RECORD LIST:

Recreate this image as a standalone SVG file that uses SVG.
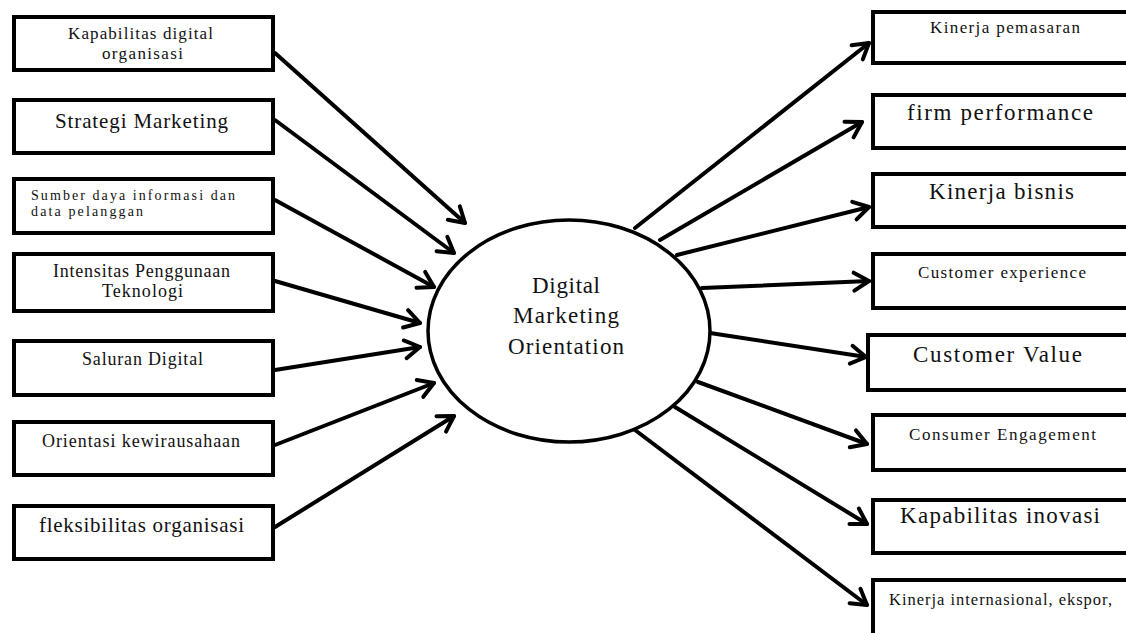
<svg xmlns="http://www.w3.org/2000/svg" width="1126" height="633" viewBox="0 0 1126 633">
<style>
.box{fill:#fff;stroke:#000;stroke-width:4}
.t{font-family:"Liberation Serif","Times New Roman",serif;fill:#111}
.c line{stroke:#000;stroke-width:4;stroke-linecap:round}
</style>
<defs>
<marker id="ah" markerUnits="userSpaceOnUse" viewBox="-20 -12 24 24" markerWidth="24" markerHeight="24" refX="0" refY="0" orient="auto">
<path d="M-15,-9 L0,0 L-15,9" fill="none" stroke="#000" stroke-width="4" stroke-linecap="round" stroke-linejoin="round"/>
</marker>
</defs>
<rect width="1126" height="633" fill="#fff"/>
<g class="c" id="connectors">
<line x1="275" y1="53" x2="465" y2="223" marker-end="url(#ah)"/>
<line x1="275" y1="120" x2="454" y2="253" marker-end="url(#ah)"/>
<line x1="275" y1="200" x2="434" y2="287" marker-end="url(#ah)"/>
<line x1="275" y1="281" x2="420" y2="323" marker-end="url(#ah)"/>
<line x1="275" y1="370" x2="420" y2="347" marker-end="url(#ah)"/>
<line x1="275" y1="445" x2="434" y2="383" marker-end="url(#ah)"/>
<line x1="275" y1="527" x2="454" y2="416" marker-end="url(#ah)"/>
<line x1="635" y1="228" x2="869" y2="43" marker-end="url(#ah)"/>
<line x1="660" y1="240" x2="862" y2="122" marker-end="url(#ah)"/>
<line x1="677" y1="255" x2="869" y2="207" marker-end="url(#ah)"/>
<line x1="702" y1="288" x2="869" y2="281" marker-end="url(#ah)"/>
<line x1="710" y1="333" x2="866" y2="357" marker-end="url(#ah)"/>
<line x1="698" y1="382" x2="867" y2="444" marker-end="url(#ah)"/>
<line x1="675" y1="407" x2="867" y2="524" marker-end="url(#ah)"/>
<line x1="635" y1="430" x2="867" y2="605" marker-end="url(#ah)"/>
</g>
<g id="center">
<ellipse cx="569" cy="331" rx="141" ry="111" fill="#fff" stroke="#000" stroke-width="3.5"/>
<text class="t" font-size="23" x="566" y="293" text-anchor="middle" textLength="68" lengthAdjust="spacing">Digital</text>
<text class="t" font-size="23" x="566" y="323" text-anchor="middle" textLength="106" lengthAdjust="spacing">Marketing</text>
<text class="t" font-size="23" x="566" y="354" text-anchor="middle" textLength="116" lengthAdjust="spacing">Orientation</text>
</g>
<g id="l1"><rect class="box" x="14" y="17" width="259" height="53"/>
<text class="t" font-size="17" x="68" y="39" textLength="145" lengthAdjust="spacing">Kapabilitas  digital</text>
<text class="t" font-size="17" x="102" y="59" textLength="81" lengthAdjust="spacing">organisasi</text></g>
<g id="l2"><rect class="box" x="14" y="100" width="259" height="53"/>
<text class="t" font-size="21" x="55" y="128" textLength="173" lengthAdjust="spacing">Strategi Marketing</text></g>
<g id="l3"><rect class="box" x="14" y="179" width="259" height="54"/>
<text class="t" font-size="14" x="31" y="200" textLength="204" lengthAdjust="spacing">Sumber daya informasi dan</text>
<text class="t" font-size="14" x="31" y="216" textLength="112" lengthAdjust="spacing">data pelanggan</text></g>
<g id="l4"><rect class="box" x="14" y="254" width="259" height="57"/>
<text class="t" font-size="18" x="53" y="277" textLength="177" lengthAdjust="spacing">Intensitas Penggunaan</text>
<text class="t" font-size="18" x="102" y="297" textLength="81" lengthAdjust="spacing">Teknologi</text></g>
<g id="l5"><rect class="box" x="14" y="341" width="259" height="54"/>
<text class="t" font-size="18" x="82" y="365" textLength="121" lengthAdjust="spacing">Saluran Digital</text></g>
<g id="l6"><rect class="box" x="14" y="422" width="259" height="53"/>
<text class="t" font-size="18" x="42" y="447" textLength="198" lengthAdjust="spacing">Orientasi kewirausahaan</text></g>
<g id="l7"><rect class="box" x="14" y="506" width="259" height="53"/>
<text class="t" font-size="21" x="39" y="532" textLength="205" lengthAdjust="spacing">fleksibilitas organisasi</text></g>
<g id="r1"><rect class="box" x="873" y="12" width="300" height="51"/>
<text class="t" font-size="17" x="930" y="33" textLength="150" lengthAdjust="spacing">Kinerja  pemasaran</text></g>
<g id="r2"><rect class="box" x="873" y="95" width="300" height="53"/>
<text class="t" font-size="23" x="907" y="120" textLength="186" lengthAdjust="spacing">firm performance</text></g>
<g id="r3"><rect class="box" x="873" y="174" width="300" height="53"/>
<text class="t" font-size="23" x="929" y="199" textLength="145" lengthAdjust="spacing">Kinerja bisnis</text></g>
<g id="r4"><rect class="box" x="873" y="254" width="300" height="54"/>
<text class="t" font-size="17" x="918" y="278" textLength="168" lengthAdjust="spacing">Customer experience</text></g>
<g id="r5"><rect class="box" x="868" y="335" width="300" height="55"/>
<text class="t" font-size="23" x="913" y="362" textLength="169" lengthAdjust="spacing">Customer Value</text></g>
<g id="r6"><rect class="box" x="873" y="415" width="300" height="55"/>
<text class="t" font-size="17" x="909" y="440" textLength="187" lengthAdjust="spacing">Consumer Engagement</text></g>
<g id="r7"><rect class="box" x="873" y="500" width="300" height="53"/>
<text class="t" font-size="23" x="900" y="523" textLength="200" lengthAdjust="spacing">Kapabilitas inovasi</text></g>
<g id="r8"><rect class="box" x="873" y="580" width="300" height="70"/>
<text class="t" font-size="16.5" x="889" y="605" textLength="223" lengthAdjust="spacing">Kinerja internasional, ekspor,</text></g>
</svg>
* * *
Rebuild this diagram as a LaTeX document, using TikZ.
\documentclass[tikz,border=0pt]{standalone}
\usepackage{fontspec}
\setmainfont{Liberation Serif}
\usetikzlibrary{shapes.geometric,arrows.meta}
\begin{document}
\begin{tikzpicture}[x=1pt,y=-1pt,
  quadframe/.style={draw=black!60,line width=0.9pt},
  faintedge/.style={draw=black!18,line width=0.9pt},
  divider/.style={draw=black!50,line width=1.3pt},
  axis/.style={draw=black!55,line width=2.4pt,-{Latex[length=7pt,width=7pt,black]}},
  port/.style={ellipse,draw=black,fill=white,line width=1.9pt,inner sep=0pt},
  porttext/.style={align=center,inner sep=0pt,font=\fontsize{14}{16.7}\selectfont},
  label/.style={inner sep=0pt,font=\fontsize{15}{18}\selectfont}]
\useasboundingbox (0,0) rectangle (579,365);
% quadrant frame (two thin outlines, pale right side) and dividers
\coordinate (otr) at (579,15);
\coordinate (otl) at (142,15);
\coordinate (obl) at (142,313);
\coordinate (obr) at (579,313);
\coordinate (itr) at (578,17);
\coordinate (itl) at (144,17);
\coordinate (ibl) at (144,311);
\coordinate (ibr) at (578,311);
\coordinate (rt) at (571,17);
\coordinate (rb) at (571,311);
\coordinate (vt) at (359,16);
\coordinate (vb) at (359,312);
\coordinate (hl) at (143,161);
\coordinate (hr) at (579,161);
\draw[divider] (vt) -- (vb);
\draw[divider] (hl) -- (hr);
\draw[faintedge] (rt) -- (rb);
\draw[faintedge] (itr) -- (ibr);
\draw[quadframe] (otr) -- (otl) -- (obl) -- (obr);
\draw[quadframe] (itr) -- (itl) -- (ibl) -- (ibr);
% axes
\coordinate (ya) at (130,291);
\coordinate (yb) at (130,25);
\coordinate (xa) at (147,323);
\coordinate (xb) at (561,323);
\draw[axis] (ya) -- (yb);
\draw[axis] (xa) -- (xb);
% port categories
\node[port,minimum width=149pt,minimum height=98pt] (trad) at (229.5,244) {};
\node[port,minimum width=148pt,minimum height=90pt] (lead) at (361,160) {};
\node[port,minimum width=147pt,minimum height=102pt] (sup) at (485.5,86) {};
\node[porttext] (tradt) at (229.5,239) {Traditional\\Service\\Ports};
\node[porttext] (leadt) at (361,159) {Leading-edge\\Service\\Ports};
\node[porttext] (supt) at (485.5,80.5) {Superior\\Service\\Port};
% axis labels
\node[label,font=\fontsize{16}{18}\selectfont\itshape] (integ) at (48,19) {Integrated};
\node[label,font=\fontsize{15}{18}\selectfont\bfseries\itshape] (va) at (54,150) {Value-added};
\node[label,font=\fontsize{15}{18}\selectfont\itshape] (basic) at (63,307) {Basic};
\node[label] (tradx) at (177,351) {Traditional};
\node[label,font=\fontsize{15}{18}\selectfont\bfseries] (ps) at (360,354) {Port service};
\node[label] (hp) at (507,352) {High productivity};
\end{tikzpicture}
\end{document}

TASK DETAILS: Where a line of the entries contains the word "this", copy that line.

CORRECT ANSWER:
Recreate this image as a standalone SVG file that uses SVG.
Rebuild this diagram as a LaTeX document, using TikZ.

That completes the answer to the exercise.